パナソニック ホームズは貸借対照表(BS)やキャッシュフロー計算書(CF)を可視化し、資金繰りをAnaplanで一気通貫することで、事業計画に関する作業時間を年間2000時間削減したという。
旭化成の樹脂製造部門では、製品規模や顧客単位の収益状況把握に約6カ月を要していた。ここにAnaplanを導入すると必要な期間は約1カ月に短縮。事実上の月次報告を次の施策判断に利用しているとした。
みずほ銀行は8週間を要していた海外拠点の経費予算や実績管理にAnaplanを使用し、作業時間を6週間に短縮したという。
「グローバルの例だが、Anaplan導入前に72%だった経費率が3年間で55%まで削減できた」(中田氏)
Anaplanは、全社横断型の計画業務を行うコネクテッドプランニングが主たる機能だが、今後は自動的な洞察を得る「Autonomous Enterprise(自律型プランニング)」が先に控えている。
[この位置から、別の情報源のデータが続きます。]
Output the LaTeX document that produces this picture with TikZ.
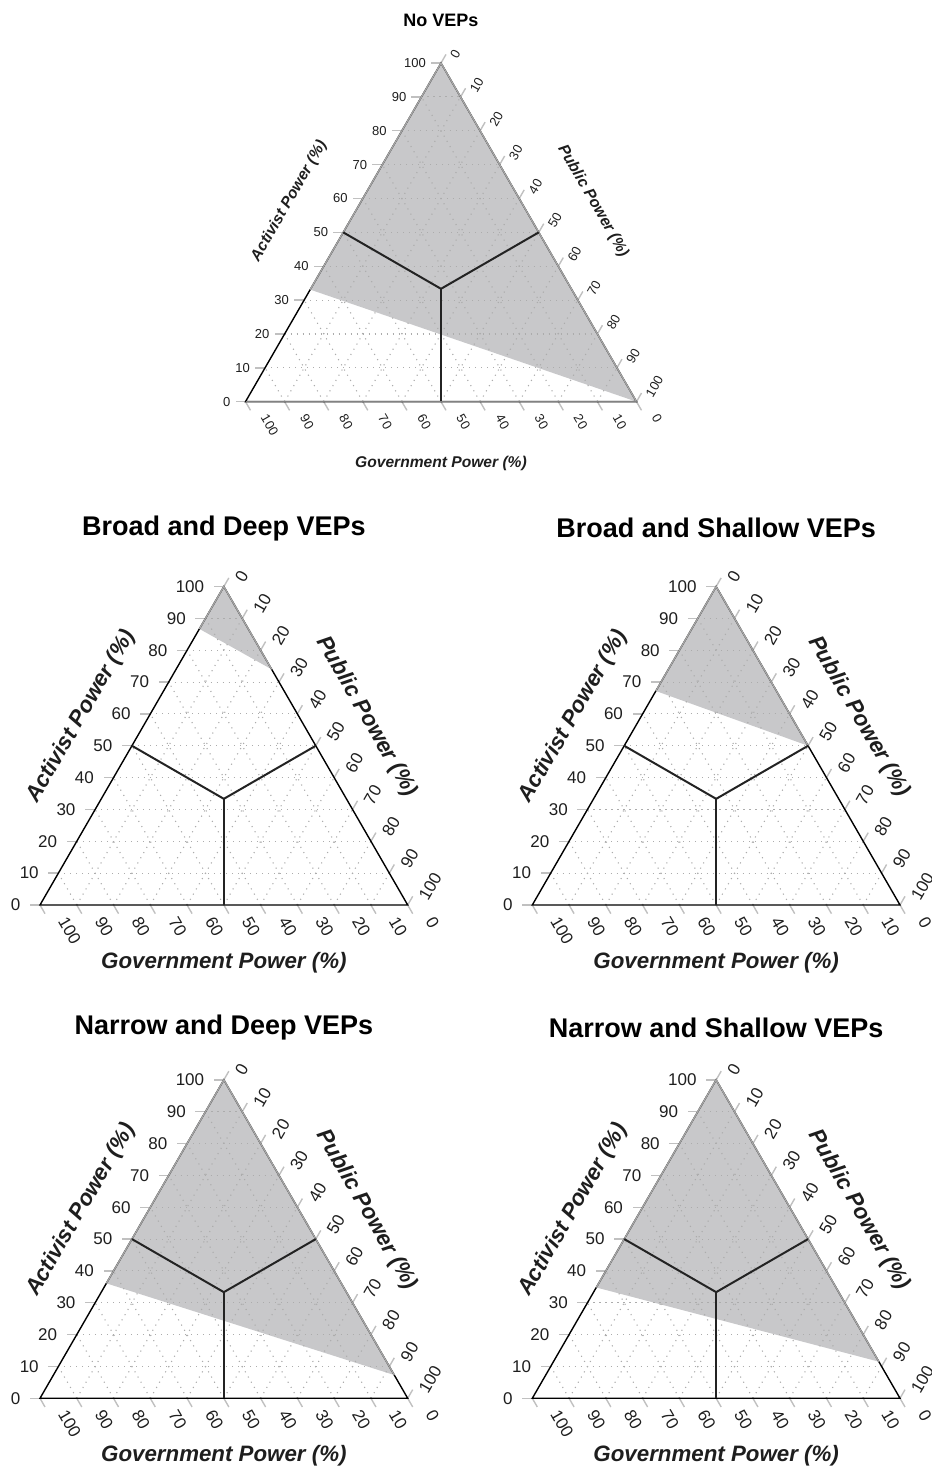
\documentclass[tikz,border=0pt]{standalone}
\usepackage{fontspec}
\setmainfont{Liberation Sans}
\usetikzlibrary{calc}
\usetikzlibrary{math}

\definecolor{regiongray}{RGB}{200,200,202}
\definecolor{edgegray}{RGB}{165,165,165}
\definecolor{basegray}{RGB}{130,130,130}
\definecolor{tickgray}{RGB}{192,192,192}
\definecolor{gridgray}{RGB}{172,172,172}
\definecolor{linedark}{RGB}{35,35,35}
\definecolor{textdark}{RGB}{30,30,30}

% sizes for the four lower plots
\newcommand{\largesizes}{%
  \def\numfont{\fontsize{17}{17}\selectfont}%
  \def\axisfont{\fontsize{22.3}{22.3}\selectfont\bfseries\itshape}%
  \def\titlefont{\fontsize{27}{27}\selectfont\bfseries}%
  \def\ticklen{10}%
  \def\leftgap{19.5}%
  \def\rightdx{15.3}\def\rightdy{6.2}%
  \def\bottomdx{22.5}\def\bottomdy{-13}%
  \def\sidegap{58.5}\def\basegap{57.5}%
}
% sizes for the plot on top
\newcommand{\smallsizes}{%
  \def\numfont{\fontsize{13}{13}\selectfont}%
  \def\axisfont{\fontsize{15.6}{15.6}\selectfont\bfseries\itshape}%
  \def\titlefont{\fontsize{18}{18}\selectfont\bfseries}%
  \def\ticklen{10}%
  \def\leftgap{15}%
  \def\rightdx{12.5}\def\rightdy{5.5}%
  \def\bottomdx{18.7}\def\bottomdy{-13.7}%
  \def\sidegap{62.5}\def\basegap{61.6}%
}

% #1,#2: government corner, #3: side, #4,#5: activist share where the
% shaded area meets the left and the right side, #6: title gap, #7: title
\newcommand{\ternplot}[7]{%
  \begin{scope}[shift={(#1,#2)}]
    \tikzmath{
      \side = #3;             % side of the triangle
      \high = 0.8660254*#3;   % height of the triangle
      \cutl = #4;             % shaded area on the left side
      \cutr = #5;             % shaded area on the right side
    }

    % corners, centre and middles of the sides
    \coordinate (G) at (0,0);
    \coordinate (P) at (\side,0);
    \coordinate (A) at (\side/2,\high);
    \coordinate (M) at (\side/2,\high/3);
    \coordinate (Lm) at (\side/4,\high/2);
    \coordinate (Rm) at (3*\side/4,\high/2);
    \coordinate (Bm) at (\side/2,0);

    % shaded area
    \coordinate (L) at (\cutl*\side/2,\cutl*\high);
    \coordinate (R) at (\side-\cutr*\side/2,\cutr*\high);
    \fill[regiongray] (A) -- (L) -- (R) -- cycle;

    % dotted grid
    \foreach \k in {1,...,9} {
      \draw[grid line] (\k*\side/20,\k*\high/10) -- (\side-\k*\side/20,\k*\high/10);
      \draw[grid line] (\k*\side/10,0) -- (\side/2+\k*\side/20,\high-\k*\high/10);
      \draw[grid line] (\k*\side/10,0) -- (\k*\side/20,\k*\high/10);
    }

    % ticks and their numbers
    \foreach \k in {0,...,10} {
      \pgfmathtruncatemacro{\val}{10*\k}
      \coordinate (a) at (\k*\side/20,\k*\high/10);               % activist
      \coordinate (p) at (\side/2+\k*\side/20,\high-\k*\high/10); % public
      \coordinate (g) at (\side-\k*\side/10,0);                   % government
      \draw[axis tick] (a) -- ++(180:\ticklen);
      \draw[axis tick] (p) -- ++(60:\ticklen);
      \draw[axis tick] (g) -- ++(-60:\ticklen);
      \node[num, anchor=east] (alab) at ($(a)+(-\leftgap,0)$) {\val};
      \node[num, anchor=west, rotate=60] (plab) at ($(p)+(\rightdx,\rightdy)$) {\val};
      \node[num, anchor=west, rotate=-60] (glab) at ($(g)+(\bottomdx,\bottomdy)$) {\val};
    }

    % triangle
    \draw[triangle edge] (G) -- (P) -- (A) -- cycle;
    \draw[shade edge] (L) -- (A) -- (R);

    % borders between the regions
    \draw[region line] (Lm) -- (M) -- (Rm);
    \draw[region line] (M) -- (Bm);

    % axis titles
    \node[axis title, rotate=60] (atitle) at ($(Lm)+(150:\sidegap)$) {Activist Power (\%)};
    \node[axis title, rotate=-60] (ptitle) at ($(Rm)+(30:\sidegap)$) {Public Power (\%)};
    \node[axis title] (gtitle) at ($(Bm)+(0,-\basegap)$) {Government Power (\%)};
    \node[plot title] (title) at ($(A)+(0,#6)$) {#7};
  \end{scope}
}

\begin{document}
\begin{tikzpicture}[x=1pt,y=1pt,
  grid line/.style={gridgray, line width=1.1pt, dash pattern=on 1.1pt off 4.9pt},
  axis tick/.style={tickgray, line width=1.4pt},
  triangle edge/.style={black, line width=1.4pt, line join=miter},
  shade edge/.style={edgegray, line width=1.4pt},
  region line/.style={linedark, line width=2pt},
  num/.style={textdark, inner sep=0pt, font=\numfont},
  axis title/.style={textdark, inner sep=0pt, font=\axisfont},
  plot title/.style={black, inner sep=0pt, font=\titlefont}]

  \useasboundingbox (0,0) rectangle (931,1466);

  % plot on top
  \smallsizes
  \ternplot{245.5}{1064.3}{391}{0.331}{0}{42.6}{No VEPs}
  \draw[basegray, line width=1.4pt] (G) -- (P);

  % four lower plots
  \largesizes
  \ternplot{40}{561}{367.7}{0.867}{0.74}{58.5}{Broad and Deep VEPs}
  \ternplot{532.3}{561}{367.7}{0.672}{0.5}{58.5}{Broad and Shallow VEPs}
  \ternplot{40}{67.7}{367.7}{0.361}{0.073}{52.5}{Narrow and Deep VEPs}
  \ternplot{532.3}{67.7}{367.7}{0.348}{0.115}{52.5}{Narrow and Shallow VEPs}

\end{tikzpicture}
\end{document}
中田氏は「例えば、計画を実行し、AI(人工知能)が複数日を比較してギャップを見つけてくる。そこにプランA、プランB、プランCと提案し、人間は意思決定を下すだけ。また、ギャップを再学習させて計画の精度も高められる。これが我々の将来像だ」と述べ、鋭意開発中であることを明かした。
日揮HDと富士通が語るAnaplanのメリット
Anaplanのユーザー企業である日揮HDは、社内に「Anaplanを使い倒す」とのメッセージを発した。その理由について、日揮HDの花田氏は「パッケージに比べると柔軟性が高く、スクラッチに比べてもアジリティスピードがあり、Microsoft Excelの代替としてもUI(ユーザーインターフェース)が優れている。今後内製化を推進する上で(Anaplanは)大きな武器になる」とメリットを説明した。
富士通の福田氏は、Anaplanを幅広く活用していることを解説した。
「例えば、新たに立ち上げたコンサルティング企業の業務計画は(Anaplanの)基本的なプランで動いている。グローバルで適用したジョブ型ポスティングの人事業務プロセスにも使用した。まだ、統合は終わっておらず、グループ全体で約400万社。加えて異なるデータを保持しているので事前調整は必要だが、グローバルの人員計画や人件費のシミュレーション、(従業員の)スキル情報可視化をAnaplanが下支えしている」
さらに福田氏は「次期中期経営計画を作成中だが、多次元の数字を集計しなければならない。(Anaplanに対する)知見もあって、わずか3週間程度でモデルが組み上がり、現在はシミュレーションを実行している。(Anaplanが持つ)柔軟性やスピード、ユーザー体験、クラウド。このあたりを使わない手はない」と評した。
紹介した内容を含めたAnaplan Connectの各セッションは、11月15日から12月31日までアーカイブ配信される。